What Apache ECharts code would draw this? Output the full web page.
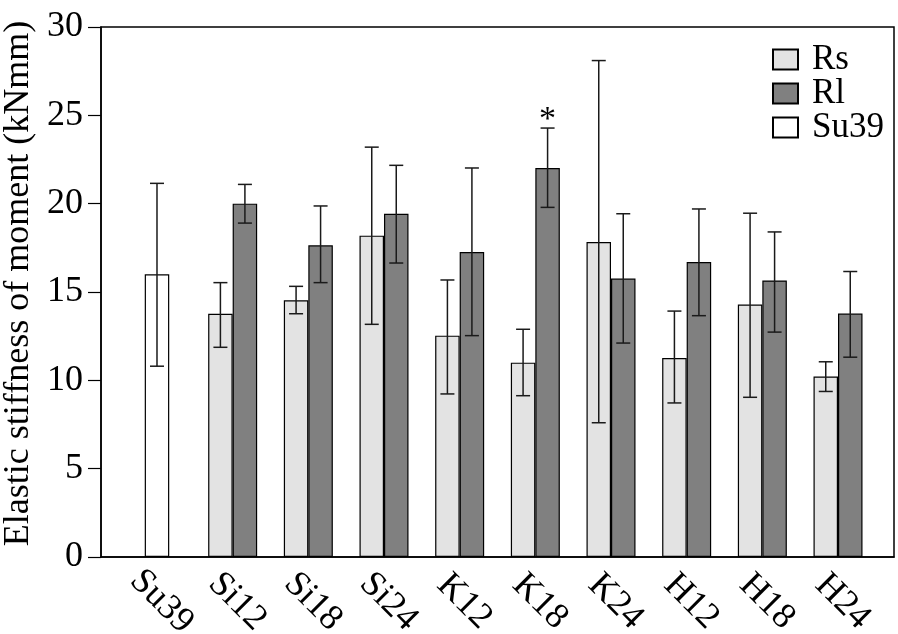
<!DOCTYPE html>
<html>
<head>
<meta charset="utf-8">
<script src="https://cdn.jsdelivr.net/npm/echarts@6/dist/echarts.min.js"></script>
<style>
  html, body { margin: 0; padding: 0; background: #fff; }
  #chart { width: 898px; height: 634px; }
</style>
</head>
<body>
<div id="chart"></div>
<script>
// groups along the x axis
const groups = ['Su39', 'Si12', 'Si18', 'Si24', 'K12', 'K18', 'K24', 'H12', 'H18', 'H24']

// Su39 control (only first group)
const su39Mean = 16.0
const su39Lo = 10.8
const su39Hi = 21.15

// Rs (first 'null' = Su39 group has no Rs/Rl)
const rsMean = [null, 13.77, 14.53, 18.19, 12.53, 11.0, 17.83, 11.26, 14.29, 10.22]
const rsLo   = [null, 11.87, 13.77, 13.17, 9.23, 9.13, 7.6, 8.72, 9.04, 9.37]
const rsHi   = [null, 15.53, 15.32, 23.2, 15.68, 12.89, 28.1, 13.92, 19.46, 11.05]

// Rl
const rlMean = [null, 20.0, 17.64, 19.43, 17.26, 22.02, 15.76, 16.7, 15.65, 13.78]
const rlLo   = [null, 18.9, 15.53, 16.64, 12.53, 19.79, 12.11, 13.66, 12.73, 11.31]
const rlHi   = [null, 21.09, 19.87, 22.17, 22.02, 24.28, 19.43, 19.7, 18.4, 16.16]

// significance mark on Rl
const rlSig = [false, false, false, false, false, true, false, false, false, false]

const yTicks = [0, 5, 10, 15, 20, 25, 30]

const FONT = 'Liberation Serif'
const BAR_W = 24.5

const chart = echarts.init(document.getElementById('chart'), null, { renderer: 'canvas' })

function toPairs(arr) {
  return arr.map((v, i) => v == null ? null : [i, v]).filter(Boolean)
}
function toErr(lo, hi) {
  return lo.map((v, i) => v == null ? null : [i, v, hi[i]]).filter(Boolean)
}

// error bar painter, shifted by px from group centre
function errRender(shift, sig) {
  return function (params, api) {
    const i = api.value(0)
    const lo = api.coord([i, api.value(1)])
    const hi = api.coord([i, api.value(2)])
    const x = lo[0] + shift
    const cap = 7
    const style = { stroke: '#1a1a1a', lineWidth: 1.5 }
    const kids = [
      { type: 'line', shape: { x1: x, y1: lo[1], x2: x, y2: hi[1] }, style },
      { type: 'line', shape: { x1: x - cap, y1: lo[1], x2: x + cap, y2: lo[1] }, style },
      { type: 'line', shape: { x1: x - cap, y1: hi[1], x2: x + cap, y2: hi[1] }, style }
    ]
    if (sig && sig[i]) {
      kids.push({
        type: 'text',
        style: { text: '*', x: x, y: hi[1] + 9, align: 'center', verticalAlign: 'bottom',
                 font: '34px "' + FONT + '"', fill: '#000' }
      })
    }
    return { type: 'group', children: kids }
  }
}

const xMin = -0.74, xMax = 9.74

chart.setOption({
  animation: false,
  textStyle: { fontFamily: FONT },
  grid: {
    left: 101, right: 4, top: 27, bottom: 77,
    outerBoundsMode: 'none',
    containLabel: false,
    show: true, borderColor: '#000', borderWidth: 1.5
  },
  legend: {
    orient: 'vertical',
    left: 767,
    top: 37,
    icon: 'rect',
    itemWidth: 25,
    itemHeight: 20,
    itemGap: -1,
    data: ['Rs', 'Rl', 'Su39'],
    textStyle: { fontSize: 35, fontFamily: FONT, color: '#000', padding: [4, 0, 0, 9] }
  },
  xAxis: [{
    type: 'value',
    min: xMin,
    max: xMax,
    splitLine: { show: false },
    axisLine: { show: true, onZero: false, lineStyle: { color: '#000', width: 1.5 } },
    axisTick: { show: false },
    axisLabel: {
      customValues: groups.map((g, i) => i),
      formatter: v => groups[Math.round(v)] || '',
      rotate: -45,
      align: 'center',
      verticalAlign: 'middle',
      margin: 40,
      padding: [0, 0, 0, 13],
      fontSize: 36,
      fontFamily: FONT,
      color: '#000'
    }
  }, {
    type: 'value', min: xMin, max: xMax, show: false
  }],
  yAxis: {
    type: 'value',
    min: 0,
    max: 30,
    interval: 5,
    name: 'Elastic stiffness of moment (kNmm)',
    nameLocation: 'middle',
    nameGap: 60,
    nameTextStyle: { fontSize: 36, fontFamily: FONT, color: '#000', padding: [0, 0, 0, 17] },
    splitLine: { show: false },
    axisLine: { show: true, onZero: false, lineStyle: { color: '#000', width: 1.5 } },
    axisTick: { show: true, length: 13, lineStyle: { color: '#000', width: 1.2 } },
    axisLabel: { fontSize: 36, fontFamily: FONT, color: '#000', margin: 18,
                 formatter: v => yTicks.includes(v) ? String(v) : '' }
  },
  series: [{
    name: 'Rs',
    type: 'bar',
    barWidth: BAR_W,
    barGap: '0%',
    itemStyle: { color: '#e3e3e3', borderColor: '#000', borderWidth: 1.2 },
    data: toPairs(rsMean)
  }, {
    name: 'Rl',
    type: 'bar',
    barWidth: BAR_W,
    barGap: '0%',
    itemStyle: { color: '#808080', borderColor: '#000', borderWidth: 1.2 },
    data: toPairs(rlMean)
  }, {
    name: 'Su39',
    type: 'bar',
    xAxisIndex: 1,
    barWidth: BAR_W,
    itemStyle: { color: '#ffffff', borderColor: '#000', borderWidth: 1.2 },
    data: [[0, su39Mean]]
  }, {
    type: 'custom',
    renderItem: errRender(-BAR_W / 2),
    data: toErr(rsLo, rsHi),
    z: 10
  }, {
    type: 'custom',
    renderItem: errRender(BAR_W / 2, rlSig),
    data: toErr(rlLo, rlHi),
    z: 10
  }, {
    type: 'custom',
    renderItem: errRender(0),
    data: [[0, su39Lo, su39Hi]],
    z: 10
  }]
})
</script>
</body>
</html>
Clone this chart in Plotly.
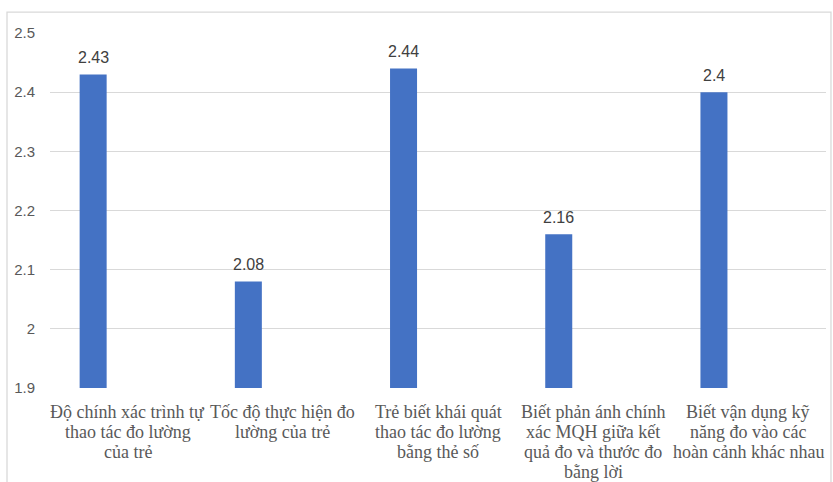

+-------+

• DIRECTION: Make a verbatim copy of all the entries and strip out the pictures.

• SOLUTION TO THE EXERCISE:
What Apache ECharts code would draw this? Output the full web page.
<!DOCTYPE html>
<html>
<head>
<meta charset="utf-8">
<script src="https://cdn.jsdelivr.net/npm/echarts@6/dist/echarts.min.js"></script>
<style>
  html, body { margin: 0; padding: 0; background: #fff; }
  #chart { width: 898px; height: 634px; }
</style>
</head>
<body>
<div id="chart"></div>
<script>
// groups along the x axis
const groups = ['Su39', 'Si12', 'Si18', 'Si24', 'K12', 'K18', 'K24', 'H12', 'H18', 'H24']

// Su39 control (only first group)
const su39Mean = 16.0
const su39Lo = 10.8
const su39Hi = 21.15

// Rs (first 'null' = Su39 group has no Rs/Rl)
const rsMean = [null, 13.77, 14.53, 18.19, 12.53, 11.0, 17.83, 11.26, 14.29, 10.22]
const rsLo   = [null, 11.87, 13.77, 13.17, 9.23, 9.13, 7.6, 8.72, 9.04, 9.37]
const rsHi   = [null, 15.53, 15.32, 23.2, 15.68, 12.89, 28.1, 13.92, 19.46, 11.05]

// Rl
const rlMean = [null, 20.0, 17.64, 19.43, 17.26, 22.02, 15.76, 16.7, 15.65, 13.78]
const rlLo   = [null, 18.9, 15.53, 16.64, 12.53, 19.79, 12.11, 13.66, 12.73, 11.31]
const rlHi   = [null, 21.09, 19.87, 22.17, 22.02, 24.28, 19.43, 19.7, 18.4, 16.16]

// significance mark on Rl
const rlSig = [false, false, false, false, false, true, false, false, false, false]

const yTicks = [0, 5, 10, 15, 20, 25, 30]

const FONT = 'Liberation Serif'
const BAR_W = 24.5

const chart = echarts.init(document.getElementById('chart'), null, { renderer: 'canvas' })

function toPairs(arr) {
  return arr.map((v, i) => v == null ? null : [i, v]).filter(Boolean)
}
function toErr(lo, hi) {
  return lo.map((v, i) => v == null ? null : [i, v, hi[i]]).filter(Boolean)
}

// error bar painter, shifted by px from group centre
function errRender(shift, sig) {
  return function (params, api) {
    const i = api.value(0)
    const lo = api.coord([i, api.value(1)])
    const hi = api.coord([i, api.value(2)])
    const x = lo[0] + shift
    const cap = 7
    const style = { stroke: '#1a1a1a', lineWidth: 1.5 }
    const kids = [
      { type: 'line', shape: { x1: x, y1: lo[1], x2: x, y2: hi[1] }, style },
      { type: 'line', shape: { x1: x - cap, y1: lo[1], x2: x + cap, y2: lo[1] }, style },
      { type: 'line', shape: { x1: x - cap, y1: hi[1], x2: x + cap, y2: hi[1] }, style }
    ]
    if (sig && sig[i]) {
      kids.push({
        type: 'text',
        style: { text: '*', x: x, y: hi[1] + 9, align: 'center', verticalAlign: 'bottom',
                 font: '34px "' + FONT + '"', fill: '#000' }
      })
    }
    return { type: 'group', children: kids }
  }
}

const xMin = -0.74, xMax = 9.74

chart.setOption({
  animation: false,
  textStyle: { fontFamily: FONT },
  grid: {
    left: 101, right: 4, top: 27, bottom: 77,
    outerBoundsMode: 'none',
    containLabel: false,
    show: true, borderColor: '#000', borderWidth: 1.5
  },
  legend: {
    orient: 'vertical',
    left: 767,
    top: 37,
    icon: 'rect',
    itemWidth: 25,
    itemHeight: 20,
    itemGap: -1,
    data: ['Rs', 'Rl', 'Su39'],
    textStyle: { fontSize: 35, fontFamily: FONT, color: '#000', padding: [4, 0, 0, 9] }
  },
  xAxis: [{
    type: 'value',
    min: xMin,
    max: xMax,
    splitLine: { show: false },
    axisLine: { show: true, onZero: false, lineStyle: { color: '#000', width: 1.5 } },
    axisTick: { show: false },
    axisLabel: {
      customValues: groups.map((g, i) => i),
      formatter: v => groups[Math.round(v)] || '',
      rotate: -45,
      align: 'center',
      verticalAlign: 'middle',
      margin: 40,
      padding: [0, 0, 0, 13],
      fontSize: 36,
      fontFamily: FONT,
      color: '#000'
    }
  }, {
    type: 'value', min: xMin, max: xMax, show: false
  }],
  yAxis: {
    type: 'value',
    min: 0,
    max: 30,
    interval: 5,
    name: 'Elastic stiffness of moment (kNmm)',
    nameLocation: 'middle',
    nameGap: 60,
    nameTextStyle: { fontSize: 36, fontFamily: FONT, color: '#000', padding: [0, 0, 0, 17] },
    splitLine: { show: false },
    axisLine: { show: true, onZero: false, lineStyle: { color: '#000', width: 1.5 } },
    axisTick: { show: true, length: 13, lineStyle: { color: '#000', width: 1.2 } },
    axisLabel: { fontSize: 36, fontFamily: FONT, color: '#000', margin: 18,
                 formatter: v => yTicks.includes(v) ? String(v) : '' }
  },
  series: [{
    name: 'Rs',
    type: 'bar',
    barWidth: BAR_W,
    barGap: '0%',
    itemStyle: { color: '#e3e3e3', borderColor: '#000', borderWidth: 1.2 },
    data: toPairs(rsMean)
  }, {
    name: 'Rl',
    type: 'bar',
    barWidth: BAR_W,
    barGap: '0%',
    itemStyle: { color: '#808080', borderColor: '#000', borderWidth: 1.2 },
    data: toPairs(rlMean)
  }, {
    name: 'Su39',
    type: 'bar',
    xAxisIndex: 1,
    barWidth: BAR_W,
    itemStyle: { color: '#ffffff', borderColor: '#000', borderWidth: 1.2 },
    data: [[0, su39Mean]]
  }, {
    type: 'custom',
    renderItem: errRender(-BAR_W / 2),
    data: toErr(rsLo, rsHi),
    z: 10
  }, {
    type: 'custom',
    renderItem: errRender(BAR_W / 2, rlSig),
    data: toErr(rlLo, rlHi),
    z: 10
  }, {
    type: 'custom',
    renderItem: errRender(0),
    data: [[0, su39Lo, su39Hi]],
    z: 10
  }]
})
</script>
</body>
</html>
Clone this chart in Plotly.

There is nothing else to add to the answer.